Monday, December 17, 2012

Beautiful Lampwork Glass Pendants

I resurrected the old laptop to track down some photos of projects I made years ago and came across some photos of my most favorite glass pieces.  These are made with a bench-mount torch on steel mandrels and annealed in the kiln for hours to strengthen them.  The torch-work is so fun, and satisfying, but it takes a lot of time and the set-up is a bit elaborate.  I have to be in just the right frame of mind (and have hours of uninterrupted time) to really have a successful day at the torch.  I'm hoping for a day like that soon!  The hardest part of the glass for me is photography!  I can't quite seem to get the lighting right - they end up looking flat and 2-D.  It's frustrating, so I usually don't post very many photos of the glass, but you can have a peek anyway!

Above is a "lollipop" shaped transparent bead made with amber-colored glass.  I've made a pattern with opaque glass that looks like avocado halves or fish eggs.  This is one of my favorite pendants!  I also make it out of clear glass and it's beautiful.  Below is an organic hand-shaped bead with silver foil and cobalt blue glass shards that are melted into one solid bead.

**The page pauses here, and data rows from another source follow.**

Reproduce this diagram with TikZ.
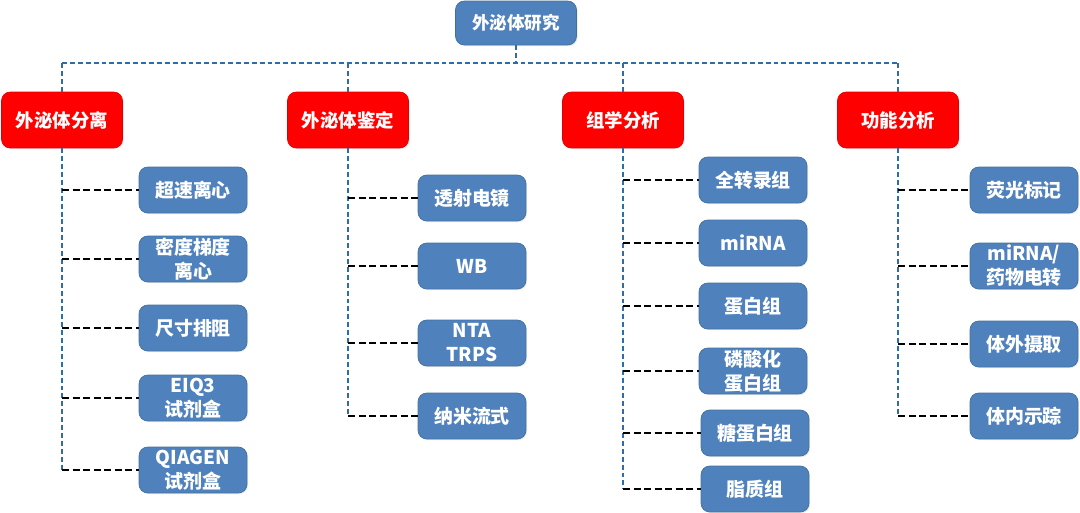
\documentclass[tikz,border=0pt]{standalone}
\usepackage{fontspec}
\setmainfont{Noto Sans CJK SC}
\usepackage{xcolor}
\usetikzlibrary{shadows}
\definecolor{boxblue}{HTML}{4F81BD}
\definecolor{boxbluestroke}{HTML}{41709F}
\definecolor{boxred}{HTML}{FF0000}
\definecolor{boxredstroke}{HTML}{E00000}
\definecolor{busblue}{HTML}{2F6DA8}
\newcommand{\subw}{2.16cm}
\newcommand{\subh}{0.92cm}
\tikzset{
    rootbox/.style={rectangle, rounded corners=5pt, draw=boxbluestroke, fill=boxblue,
    minimum width=2.42cm, minimum height=0.88cm, align=center, text=white,
    font=\fontsize{10}{13}\selectfont\bfseries,
    drop shadow={opacity=0.2, shadow xshift=0.6pt, shadow yshift=-0.6pt}},
    redbox/.style={rectangle, rounded corners=5pt, draw=boxredstroke, fill=boxred,
    minimum width=2.42cm, minimum height=1.12cm, align=center, text=white,
    font=\fontsize{10.5}{13.6}\selectfont\bfseries,
    drop shadow={opacity=0.2, shadow xshift=0.6pt, shadow yshift=-0.6pt}},
    subbox/.style={rectangle, rounded corners=5pt, draw=boxbluestroke, fill=boxblue,
    minimum width=\subw, minimum height=\subh, align=center, text=white, inner sep=1pt,
    font=\fontsize{10.8}{13.6}\selectfont\bfseries,
    drop shadow={opacity=0.2, shadow xshift=0.6pt, shadow yshift=-0.6pt}},
    busline/.style={draw=busblue, line width=1.1pt, dash pattern=on 2.8pt off 1.7pt},
    twig/.style={draw=black, line width=1.7pt, dash pattern=on 4pt off 2pt},
}

\begin{document}
\begin{tikzpicture}[x=0.02cm, y=-0.02cm]

        \useasboundingbox (0,0) rectangle (1080,513);

% =========================================================
% Top level
% =========================================================

        \def\colA{62}
        \def\colB{348}
        \def\colC{623}
        \def\colD{898}

        \node[rootbox] (root) at (516,23) {外泌体研究};
        \coordinate (bus) at (516,63);

        \node[redbox] (iso)   at (\colA,120) {外泌体分离};
        \node[redbox] (ident) at (\colB,120) {外泌体鉴定};
        \node[redbox] (omics) at (\colC,120) {组学分析};
        \node[redbox] (func)  at (\colD,120) {功能分析};

        \draw[busline] (root.south) -- (bus);
        \draw[busline] (iso.north |- bus) -- (func.north |- bus);
        \draw[busline] (iso.north |- bus) -- (iso.north);
        \draw[busline] (ident.north |- bus) -- (ident.north);
        \draw[busline] (omics.north |- bus) -- (omics.north);
        \draw[busline] (func.north |- bus) -- (func.north);

% =========================================================
% Column 1: 外泌体分离
% =========================================================

        \node[subbox] (iso1) at (193,190) {超速离心};
        \node[subbox] (iso2) at (193,259) {密度梯度\\离心};
        \node[subbox] (iso3) at (193,328) {尺寸排阻};
        \node[subbox] (iso4) at (193,398) {EIQ3\\试剂盒};
        \node[subbox] (iso5) at (193,470) {QIAGEN\\试剂盒};

        \draw[busline] (iso.south) -- (iso.south |- iso5.west);
        \draw[twig] (iso.south |- iso1.west) -- (iso1.west);
        \draw[twig] (iso.south |- iso2.west) -- (iso2.west);
        \draw[twig] (iso.south |- iso3.west) -- (iso3.west);
        \draw[twig] (iso.south |- iso4.west) -- (iso4.west);
        \draw[twig] (iso.south |- iso5.west) -- (iso5.west);

% =========================================================
% Column 2: 外泌体鉴定
% =========================================================

        \node[subbox] (ident1) at (472,198) {透射电镜};
        \node[subbox] (ident2) at (472,266) {WB};
        \node[subbox] (ident3) at (472,343) {NTA\\TRPS};
        \node[subbox] (ident4) at (472,416) {纳米流式};

        \draw[busline] (ident.south) -- (ident.south |- ident4.west);
        \draw[twig] (ident.south |- ident1.west) -- (ident1.west);
        \draw[twig] (ident.south |- ident2.west) -- (ident2.west);
        \draw[twig] (ident.south |- ident3.west) -- (ident3.west);
        \draw[twig] (ident.south |- ident4.west) -- (ident4.west);

% =========================================================
% Column 3: 组学分析
% =========================================================

        \node[subbox] (omics1) at (753,180) {全转录组};
        \node[subbox] (omics2) at (753,243) {miRNA};
        \node[subbox] (omics3) at (753,306) {蛋白组};
        \node[subbox] (omics4) at (753,371) {磷酸化\\蛋白组};
        \node[subbox] (omics5) at (755,433) {糖蛋白组};
        \node[subbox] (omics6) at (755,489) {脂质组};

        \draw[busline] (omics.south) -- (omics.south |- omics6.west);
        \draw[twig] (omics.south |- omics1.west) -- (omics1.west);
        \draw[twig] (omics.south |- omics2.west) -- (omics2.west);
        \draw[twig] (omics.south |- omics3.west) -- (omics3.west);
        \draw[twig] (omics.south |- omics4.west) -- (omics4.west);
        \draw[twig] (omics.south |- omics5.west) -- (omics5.west);
        \draw[twig] (omics.south |- omics6.west) -- (omics6.west);

% =========================================================
% Column 4: 功能分析
% =========================================================

        \node[subbox] (func1) at (1024,190) {荧光标记};
        \node[subbox] (func2) at (1024,266) {miRNA/\\药物电转};
        \node[subbox] (func3) at (1024,344) {体外摄取};
        \node[subbox] (func4) at (1024,416) {体内示踪};

        \draw[busline] (func.south) -- (func.south |- func4.west);
        \draw[twig] (func.south |- func1.west) -- (func1.west);
        \draw[twig] (func.south |- func2.west) -- (func2.west);
        \draw[twig] (func.south |- func3.west) -- (func3.west);
        \draw[twig] (func.south |- func4.west) -- (func4.west);

    \end{tikzpicture}
\end{document}
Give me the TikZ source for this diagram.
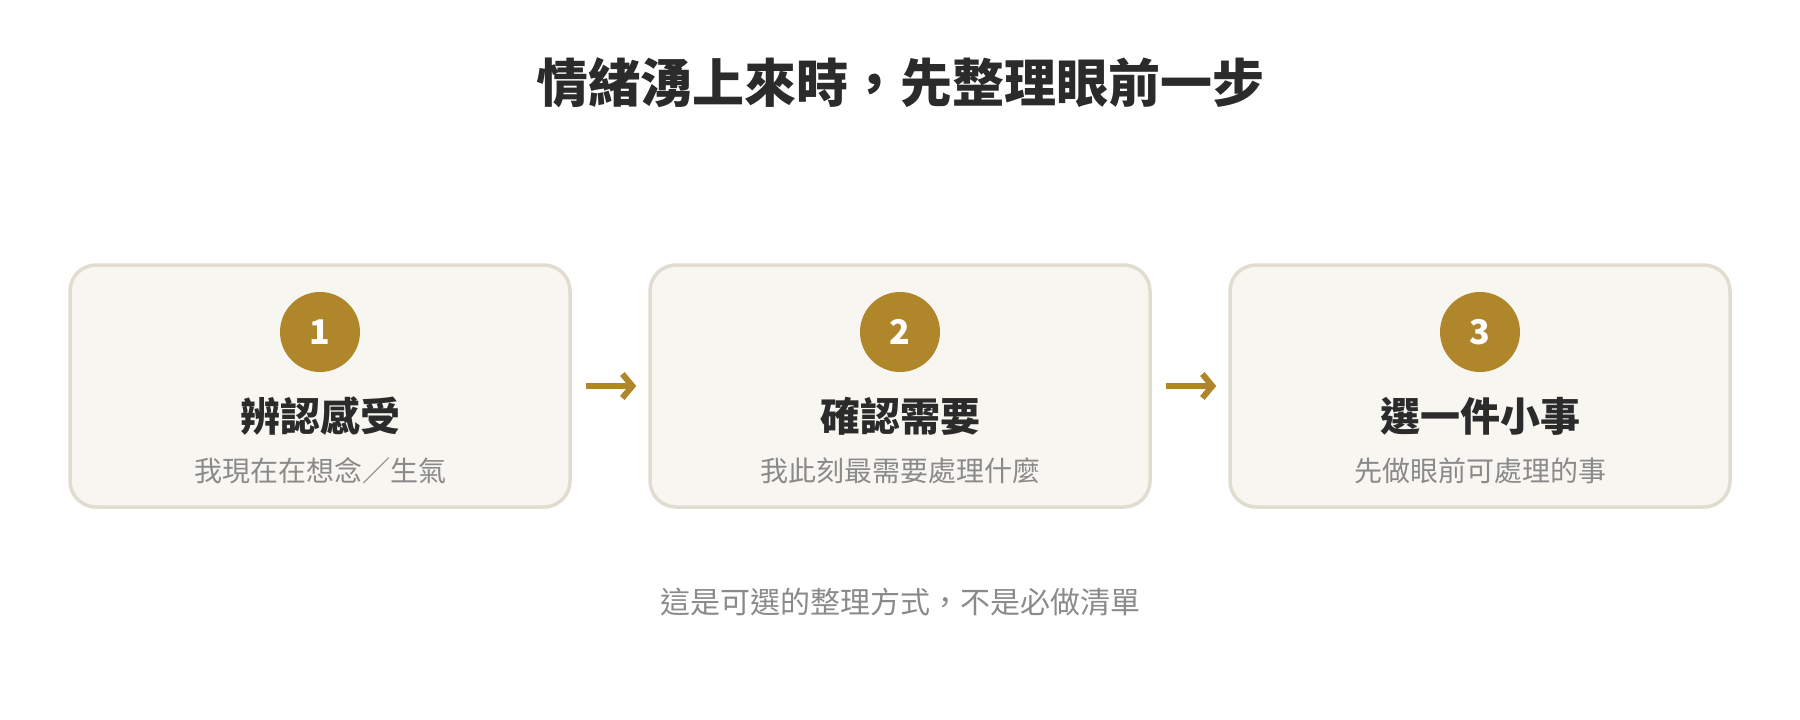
\documentclass[tikz,border=0pt]{standalone}
\usepackage{fontspec}
\setmainfont{Noto Sans CJK TC}
\newfontfamily\cjk{Noto Sans CJK TC}
\usetikzlibrary{arrows.meta}
\definecolor{gold}{HTML}{B0862B}
\definecolor{boxfill}{HTML}{F8F6F0}
\definecolor{boxline}{HTML}{E0DCD0}
\definecolor{ink}{HTML}{2B2B2B}
\definecolor{soft}{HTML}{8A8A8A}
\tikzset{
  x=1pt,y=-1pt,
  card/.style={draw=boxline, fill=boxfill, line width=3.5pt, rounded corners=26pt,
    minimum width=500pt, minimum height=242pt, inner sep=0pt},
  badge/.style={circle, fill=gold, minimum size=80pt, inner sep=0pt,
    text=white, font=\cjk\bfseries\fontsize{34}{40}\selectfont},
  cardtitle/.style={text=ink, font=\cjk\bfseries\fontsize{40}{48}\selectfont, inner sep=0pt},
  cardsub/.style={text=soft, font=\cjk\fontsize{28}{34}\selectfont, inner sep=0pt},
  flow/.style={draw=gold, line width=6pt, -{Straight Barb[length=10pt,width=24pt,line width=6pt]},
    shorten <=14pt, shorten >=12pt},
}
\begin{document}
\begin{tikzpicture}
\useasboundingbox (0,0) rectangle (1800,720);
\node[text=ink, font=\cjk\bfseries\fontsize{52}{60}\selectfont, inner sep=0pt] (title) at (900,83) {情緒湧上來時，先整理眼前一步};

\node[card] (c1) at (320,386) {};
\node[card] (c2) at (900,386) {};
\node[card] (c3) at (1480,386) {};

\node[badge] (b1) at (320,332) {1};
\node[badge] (b2) at (900,332) {2};
\node[badge] (b3) at (1480,332) {3};

\node[cardtitle] (t1) at (320,416) {辨認感受};
\node[cardtitle] (t2) at (900,416) {確認需要};
\node[cardtitle] (t3) at (1480,416) {選一件小事};

\node[cardsub] (s1) at (320,471) {我現在在想念／生氣};
\node[cardsub] (s2) at (900,471) {我此刻最需要處理什麼};
\node[cardsub] (s3) at (1480,471) {先做眼前可處理的事};

\draw[flow] (c1.east) -- (c2.west);
\draw[flow] (c2.east) -- (c3.west);

\node[text=soft, font=\cjk\fontsize{30}{36}\selectfont, inner sep=0pt] (foot) at (900,602) {這是可選的整理方式，不是必做清單};
\end{tikzpicture}
\end{document}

This is a necklace/earring set made with a beautiful copper and pink glass frit along with silver foil.  The necklace focal bead is also "lollipop" shape.

And here is a vibrant blue and green frit "lollipop" bead.  Frit is little pieces of colored glass that I roll the bead in to give it color and pattern - it is the same material that glass-blowers use but is on a smaller scale.

This is an opaque lollipop bead.  I've made the pattern by melting dots of blue colored glass over ivory glass that has been wrapped in silver foil.  The silver reacts with the metals in the glass causing organic looking patterns and that dark edge around the blue dots.  This is a very fun combination of glass to play with.  The reactions are so cool, it's kind of mesmerizing just thinking about it!

Here is a square focal bead that I made using a bead press.  You get the glass nice and hot on your mandrel and then shape it in a brass press.  Most of my work is shaped by hand (well, actually, it's done by tools because the glass is WAY too hot to touch!), but I occasionally like to play around with some of the fun technology that's available to glass-workers, such as bead-presses.